→ **Recorded data**:
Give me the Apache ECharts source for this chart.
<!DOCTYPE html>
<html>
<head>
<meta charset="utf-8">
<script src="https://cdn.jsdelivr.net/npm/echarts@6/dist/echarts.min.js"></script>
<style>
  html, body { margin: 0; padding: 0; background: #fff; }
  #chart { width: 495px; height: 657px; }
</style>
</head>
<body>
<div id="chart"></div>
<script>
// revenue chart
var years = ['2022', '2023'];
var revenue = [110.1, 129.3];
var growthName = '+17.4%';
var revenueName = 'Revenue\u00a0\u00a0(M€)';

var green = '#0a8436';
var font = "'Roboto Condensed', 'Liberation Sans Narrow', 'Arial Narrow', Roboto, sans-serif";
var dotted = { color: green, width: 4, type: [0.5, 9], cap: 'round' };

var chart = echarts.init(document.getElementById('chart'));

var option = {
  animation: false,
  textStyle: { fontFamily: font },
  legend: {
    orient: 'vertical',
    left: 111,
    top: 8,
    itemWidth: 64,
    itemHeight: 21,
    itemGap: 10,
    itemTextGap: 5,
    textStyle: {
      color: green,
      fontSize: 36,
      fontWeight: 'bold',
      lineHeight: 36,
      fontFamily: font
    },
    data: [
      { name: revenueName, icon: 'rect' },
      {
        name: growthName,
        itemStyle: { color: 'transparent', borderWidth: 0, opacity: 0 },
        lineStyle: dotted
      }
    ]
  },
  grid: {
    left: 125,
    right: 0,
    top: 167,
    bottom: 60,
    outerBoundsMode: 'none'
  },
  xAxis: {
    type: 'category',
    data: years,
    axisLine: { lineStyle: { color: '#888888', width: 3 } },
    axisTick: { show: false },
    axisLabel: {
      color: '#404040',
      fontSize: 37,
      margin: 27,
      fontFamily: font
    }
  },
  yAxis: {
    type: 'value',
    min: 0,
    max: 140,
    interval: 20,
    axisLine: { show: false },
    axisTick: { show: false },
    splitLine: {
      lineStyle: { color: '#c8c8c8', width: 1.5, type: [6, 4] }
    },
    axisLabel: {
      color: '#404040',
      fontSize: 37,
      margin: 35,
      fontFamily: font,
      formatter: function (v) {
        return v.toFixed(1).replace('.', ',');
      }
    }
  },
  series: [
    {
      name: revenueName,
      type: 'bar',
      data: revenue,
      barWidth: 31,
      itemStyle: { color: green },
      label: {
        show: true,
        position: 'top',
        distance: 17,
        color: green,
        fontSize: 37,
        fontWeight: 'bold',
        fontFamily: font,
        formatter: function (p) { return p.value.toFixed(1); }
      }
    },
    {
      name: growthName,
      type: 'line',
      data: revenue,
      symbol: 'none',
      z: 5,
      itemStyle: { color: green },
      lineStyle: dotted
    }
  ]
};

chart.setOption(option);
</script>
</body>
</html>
...
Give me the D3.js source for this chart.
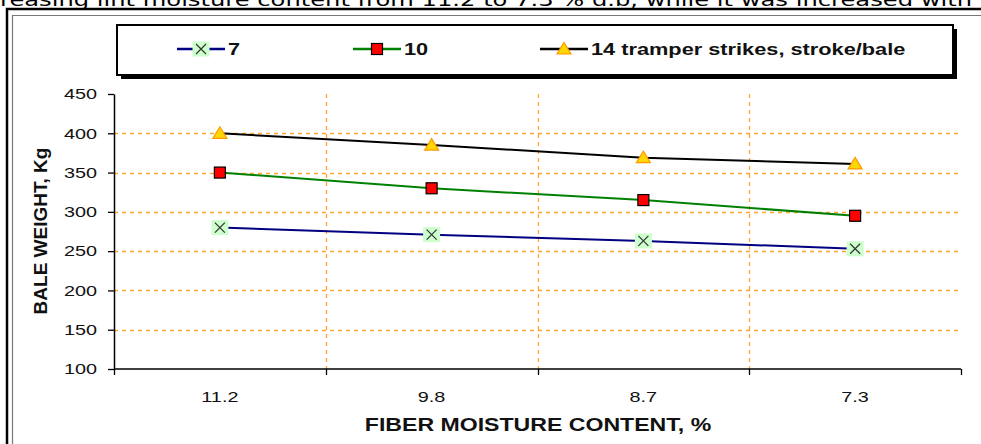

→ **Short task**: From the records above, give again exactly the lines running from the line with "Give me the Apache" to the line with "var chart = echarts.init(document.getElementById('chart'));", inclusive.

→ **Result of this task**:
Give me the Apache ECharts source for this chart.
<!DOCTYPE html>
<html>
<head>
<meta charset="utf-8">
<script src="https://cdn.jsdelivr.net/npm/echarts@6/dist/echarts.min.js"></script>
<style>
  html, body { margin: 0; padding: 0; background: #fff; }
  #chart { width: 495px; height: 657px; }
</style>
</head>
<body>
<div id="chart"></div>
<script>
// revenue chart
var years = ['2022', '2023'];
var revenue = [110.1, 129.3];
var growthName = '+17.4%';
var revenueName = 'Revenue\u00a0\u00a0(M€)';

var green = '#0a8436';
var font = "'Roboto Condensed', 'Liberation Sans Narrow', 'Arial Narrow', Roboto, sans-serif";
var dotted = { color: green, width: 4, type: [0.5, 9], cap: 'round' };

var chart = echarts.init(document.getElementById('chart'));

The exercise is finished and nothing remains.